# start of Given information

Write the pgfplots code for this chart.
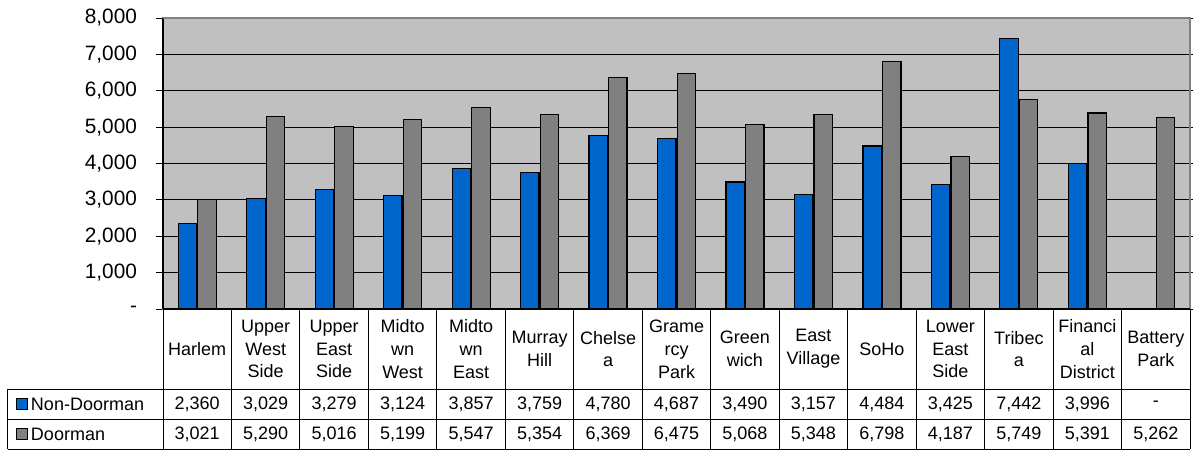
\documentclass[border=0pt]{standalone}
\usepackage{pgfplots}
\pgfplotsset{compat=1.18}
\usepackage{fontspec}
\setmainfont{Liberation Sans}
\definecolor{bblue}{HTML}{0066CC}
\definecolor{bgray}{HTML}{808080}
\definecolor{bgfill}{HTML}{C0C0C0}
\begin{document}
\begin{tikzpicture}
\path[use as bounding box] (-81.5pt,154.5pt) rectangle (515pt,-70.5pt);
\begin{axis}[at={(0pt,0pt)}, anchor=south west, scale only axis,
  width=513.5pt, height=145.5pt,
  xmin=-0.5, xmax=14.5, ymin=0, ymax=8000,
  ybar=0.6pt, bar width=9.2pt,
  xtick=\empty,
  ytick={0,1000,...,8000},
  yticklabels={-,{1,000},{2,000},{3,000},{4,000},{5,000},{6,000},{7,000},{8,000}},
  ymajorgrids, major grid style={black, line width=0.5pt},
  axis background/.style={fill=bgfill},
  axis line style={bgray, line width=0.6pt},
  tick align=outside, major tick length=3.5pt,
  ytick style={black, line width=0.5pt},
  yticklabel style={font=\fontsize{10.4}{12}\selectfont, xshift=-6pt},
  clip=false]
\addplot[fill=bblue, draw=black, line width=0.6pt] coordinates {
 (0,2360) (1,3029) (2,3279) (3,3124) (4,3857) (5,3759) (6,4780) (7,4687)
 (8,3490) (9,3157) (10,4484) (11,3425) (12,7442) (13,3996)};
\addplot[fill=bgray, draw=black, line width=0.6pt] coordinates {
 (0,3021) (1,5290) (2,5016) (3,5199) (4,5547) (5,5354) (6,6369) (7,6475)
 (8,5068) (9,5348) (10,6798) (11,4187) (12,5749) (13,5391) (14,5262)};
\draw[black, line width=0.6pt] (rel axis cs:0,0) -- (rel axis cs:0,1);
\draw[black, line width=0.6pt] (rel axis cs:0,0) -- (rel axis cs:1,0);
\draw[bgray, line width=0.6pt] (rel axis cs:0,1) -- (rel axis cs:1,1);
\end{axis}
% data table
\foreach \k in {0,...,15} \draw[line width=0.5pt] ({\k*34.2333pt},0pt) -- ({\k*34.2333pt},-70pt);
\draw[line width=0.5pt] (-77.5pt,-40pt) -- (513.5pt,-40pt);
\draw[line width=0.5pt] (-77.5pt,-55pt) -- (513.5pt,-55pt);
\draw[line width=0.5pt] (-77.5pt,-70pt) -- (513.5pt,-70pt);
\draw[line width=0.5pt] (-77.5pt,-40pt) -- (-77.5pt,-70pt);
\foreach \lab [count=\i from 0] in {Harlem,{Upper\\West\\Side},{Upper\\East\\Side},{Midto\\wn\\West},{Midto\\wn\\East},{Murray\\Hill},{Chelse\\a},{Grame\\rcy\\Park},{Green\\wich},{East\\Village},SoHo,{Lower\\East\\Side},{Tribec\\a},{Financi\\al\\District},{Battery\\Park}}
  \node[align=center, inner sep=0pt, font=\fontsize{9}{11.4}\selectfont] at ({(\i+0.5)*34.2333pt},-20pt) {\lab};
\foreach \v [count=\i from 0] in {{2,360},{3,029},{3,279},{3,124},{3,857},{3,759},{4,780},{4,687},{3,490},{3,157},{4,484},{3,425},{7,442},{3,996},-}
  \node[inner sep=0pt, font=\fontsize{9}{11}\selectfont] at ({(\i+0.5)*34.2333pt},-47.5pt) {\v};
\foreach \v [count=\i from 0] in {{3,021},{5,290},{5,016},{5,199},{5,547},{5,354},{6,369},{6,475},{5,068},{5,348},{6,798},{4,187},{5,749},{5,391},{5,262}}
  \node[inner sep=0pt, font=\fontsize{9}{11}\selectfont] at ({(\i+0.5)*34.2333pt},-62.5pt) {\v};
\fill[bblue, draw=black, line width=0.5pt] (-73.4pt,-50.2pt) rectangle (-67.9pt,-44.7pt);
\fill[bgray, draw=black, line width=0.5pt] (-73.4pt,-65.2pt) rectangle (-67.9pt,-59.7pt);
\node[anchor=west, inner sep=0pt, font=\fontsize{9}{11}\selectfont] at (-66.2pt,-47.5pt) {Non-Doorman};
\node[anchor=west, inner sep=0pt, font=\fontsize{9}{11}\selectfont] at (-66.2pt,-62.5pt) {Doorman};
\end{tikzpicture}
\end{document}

# end of Given information

Word for word, quote the full listing, omitting every picture.

Write the pgfplots code for this chart.
\documentclass[border=0pt]{standalone}
\usepackage{pgfplots}
\pgfplotsset{compat=1.18}
\usepackage{fontspec}
\setmainfont{Liberation Sans}
\definecolor{bblue}{HTML}{0066CC}
\definecolor{bgray}{HTML}{808080}
\definecolor{bgfill}{HTML}{C0C0C0}
\begin{document}
\begin{tikzpicture}
\path[use as bounding box] (-81.5pt,154.5pt) rectangle (515pt,-70.5pt);
\begin{axis}[at={(0pt,0pt)}, anchor=south west, scale only axis,
  width=513.5pt, height=145.5pt,
  xmin=-0.5, xmax=14.5, ymin=0, ymax=8000,
  ybar=0.6pt, bar width=9.2pt,
  xtick=\empty,
  ytick={0,1000,...,8000},
  yticklabels={-,{1,000},{2,000},{3,000},{4,000},{5,000},{6,000},{7,000},{8,000}},
  ymajorgrids, major grid style={black, line width=0.5pt},
  axis background/.style={fill=bgfill},
  axis line style={bgray, line width=0.6pt},
  tick align=outside, major tick length=3.5pt,
  ytick style={black, line width=0.5pt},
  yticklabel style={font=\fontsize{10.4}{12}\selectfont, xshift=-6pt},
  clip=false]
\addplot[fill=bblue, draw=black, line width=0.6pt] coordinates {
 (0,2360) (1,3029) (2,3279) (3,3124) (4,3857) (5,3759) (6,4780) (7,4687)
 (8,3490) (9,3157) (10,4484) (11,3425) (12,7442) (13,3996)};
\addplot[fill=bgray, draw=black, line width=0.6pt] coordinates {
 (0,3021) (1,5290) (2,5016) (3,5199) (4,5547) (5,5354) (6,6369) (7,6475)
 (8,5068) (9,5348) (10,6798) (11,4187) (12,5749) (13,5391) (14,5262)};
\draw[black, line width=0.6pt] (rel axis cs:0,0) -- (rel axis cs:0,1);
\draw[black, line width=0.6pt] (rel axis cs:0,0) -- (rel axis cs:1,0);
\draw[bgray, line width=0.6pt] (rel axis cs:0,1) -- (rel axis cs:1,1);
\end{axis}
% data table
\foreach \k in {0,...,15} \draw[line width=0.5pt] ({\k*34.2333pt},0pt) -- ({\k*34.2333pt},-70pt);
\draw[line width=0.5pt] (-77.5pt,-40pt) -- (513.5pt,-40pt);
\draw[line width=0.5pt] (-77.5pt,-55pt) -- (513.5pt,-55pt);
\draw[line width=0.5pt] (-77.5pt,-70pt) -- (513.5pt,-70pt);
\draw[line width=0.5pt] (-77.5pt,-40pt) -- (-77.5pt,-70pt);
\foreach \lab [count=\i from 0] in {Harlem,{Upper\\West\\Side},{Upper\\East\\Side},{Midto\\wn\\West},{Midto\\wn\\East},{Murray\\Hill},{Chelse\\a},{Grame\\rcy\\Park},{Green\\wich},{East\\Village},SoHo,{Lower\\East\\Side},{Tribec\\a},{Financi\\al\\District},{Battery\\Park}}
  \node[align=center, inner sep=0pt, font=\fontsize{9}{11.4}\selectfont] at ({(\i+0.5)*34.2333pt},-20pt) {\lab};
\foreach \v [count=\i from 0] in {{2,360},{3,029},{3,279},{3,124},{3,857},{3,759},{4,780},{4,687},{3,490},{3,157},{4,484},{3,425},{7,442},{3,996},-}
  \node[inner sep=0pt, font=\fontsize{9}{11}\selectfont] at ({(\i+0.5)*34.2333pt},-47.5pt) {\v};
\foreach \v [count=\i from 0] in {{3,021},{5,290},{5,016},{5,199},{5,547},{5,354},{6,369},{6,475},{5,068},{5,348},{6,798},{4,187},{5,749},{5,391},{5,262}}
  \node[inner sep=0pt, font=\fontsize{9}{11}\selectfont] at ({(\i+0.5)*34.2333pt},-62.5pt) {\v};
\fill[bblue, draw=black, line width=0.5pt] (-73.4pt,-50.2pt) rectangle (-67.9pt,-44.7pt);
\fill[bgray, draw=black, line width=0.5pt] (-73.4pt,-65.2pt) rectangle (-67.9pt,-59.7pt);
\node[anchor=west, inner sep=0pt, font=\fontsize{9}{11}\selectfont] at (-66.2pt,-47.5pt) {Non-Doorman};
\node[anchor=west, inner sep=0pt, font=\fontsize{9}{11}\selectfont] at (-66.2pt,-62.5pt) {Doorman};
\end{tikzpicture}
\end{document}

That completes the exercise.